WASHINGTON —
Satellite manufacturer Space Systems/Loral is asking the U.S. government to block a competitor — Thales Alenia Space — from offering China’s Long March rocket in commercial competitions because China’s low-priced launch vehicles give the French-Italian company a competitive advantage, Space Systems/Loral Chief Executive Patrick DeWitt said Feb. 27.

DeWitt said Space Systems/Loral, based in Palo Alto, Calif., is lobbying the U.S. Congress, arguing that Thales Alenia’s parent company does “billions of dollars” of business with the U.S. government and should not be allowed to be both a U.S. government customer and a partner with China in commercial satellite competitions.

“We want our senators and congressmen to know: You’re buying billions of dollars [of products] from a company that is a violator of U.S. policy,” DeWitt said during a presentation here at the Satellite 2008 conference. “China can offer rockets that are two-thirds the price” of competing vehicles. “That does give us a major competitive disadvantage. We want a level playing field.”

The U.S. government, protesting alleged Chinese missile-technology proliferation, since the late 1990s has barred the export of U.S. satellites and most satellite components to China, even if the hardware is sent to China embedded in a completed satellite designed to be launched by a Chinese rocket.

To win business with China
 and other customers, Thales Alenia Space has developed a commercial satellite product that does not use U.S. parts that are subject to U.S. export controls, which consistently have
been used to block the export of U.S.-built satellites and satellite parts for launch aboard China’s Long March rocket.
In 2007, Thales Alenia Space teamed with China’s launch services company to win a bid for a commercial telecommunications satellite from an Indonesian satellite-fleet operator, besting a competing offer by Loral and Europe’s Arianespace launch consortium.

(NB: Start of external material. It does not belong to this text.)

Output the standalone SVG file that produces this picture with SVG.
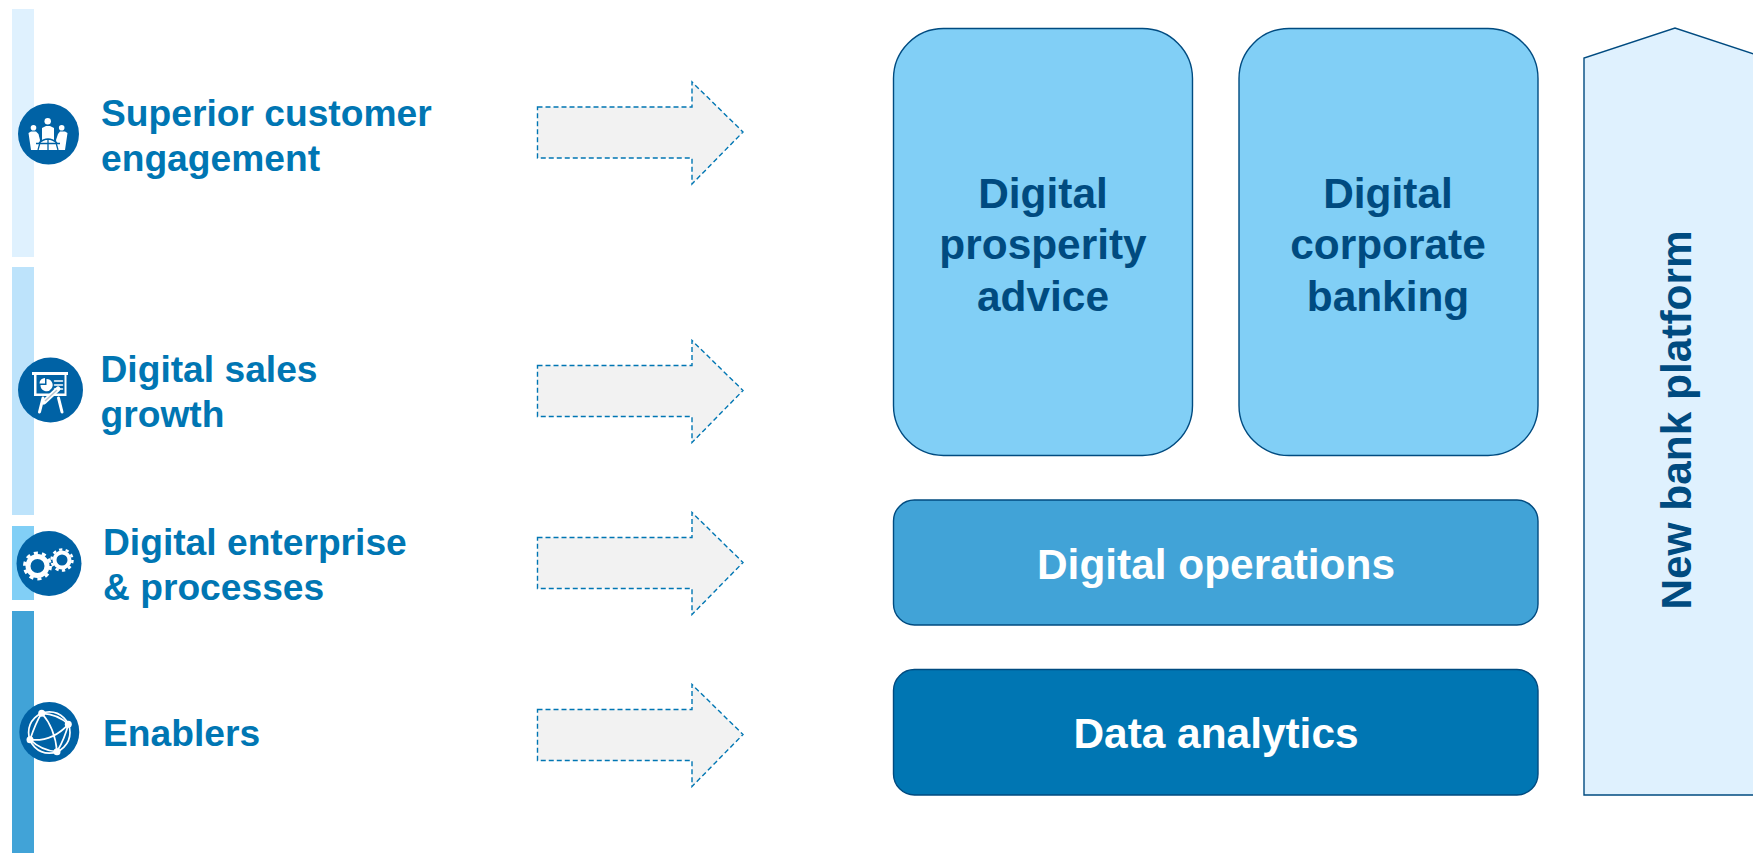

Some industry officials believe China ultimately will be a major player in the commercial satellite telecommunications market. China
already has begun offering its own satellite
design on the export market. DeWitt said he, too, believes that China’s rockets one day will be permitted to launch U.S. satellites.

The world’s two largest commercial satellite-fleet operators, SES of Luxembourg and Intelsat of Bermuda and Washington,
both have said they would like to have the option of using Chinese rockets as a way of diversifying their supply base of launch service providers. Both companies faced delays in 2007 following the failures of two of the world’s three principal commercial lines of rockets.

In the meantime, all U.S. satellite builders, and Astrium Satellites, the other major European satellite builder,
are denied the use
of Chinese vehicles because the satellites they build
have U.S. components.

Thales Alenia Space Chief Executive Pascale Sourisse said the company has informed U.S. government authorities about what it is doing, and is violating no U.S. or European laws.

“We are not promoting one launcher,” Sourisse said. “We are inviting our customers to select among a range of launchers. We are a satellite system supplier and we are not specifically interested in one launcher more than another one.”

Thales Group reported doing $1.3 billion in U.S. government business in 2007, mainly in contracts with the U.S. Defense Department. Loral and Evry, France-based Arianespace want the U.S. government to use its leverage with Thales to stop the company from using Chinese rockets.

Orbital Sciences Corp. of Dulles, Va., regularly competes with Thales Alenia Space but is not overly concerned with the European company’s Chinese connection, said Christopher Richmond, Orbital’s senior vice president for global communications.

“Our satellites
are too small” to be launched by Chinese rockets, Richmond said during the meeting.

DeWitt agreed that Space Systems/Loral, in approaching U.S. congressional and government authorities about the Chinese rocket, had two possible lines of attack: that the ban on the use of the Long March vehicle should be lifted for all, or that Thales Alenia Space’s access to the rocket should be stopped. “I have taken the second alternative,” DeWitt said.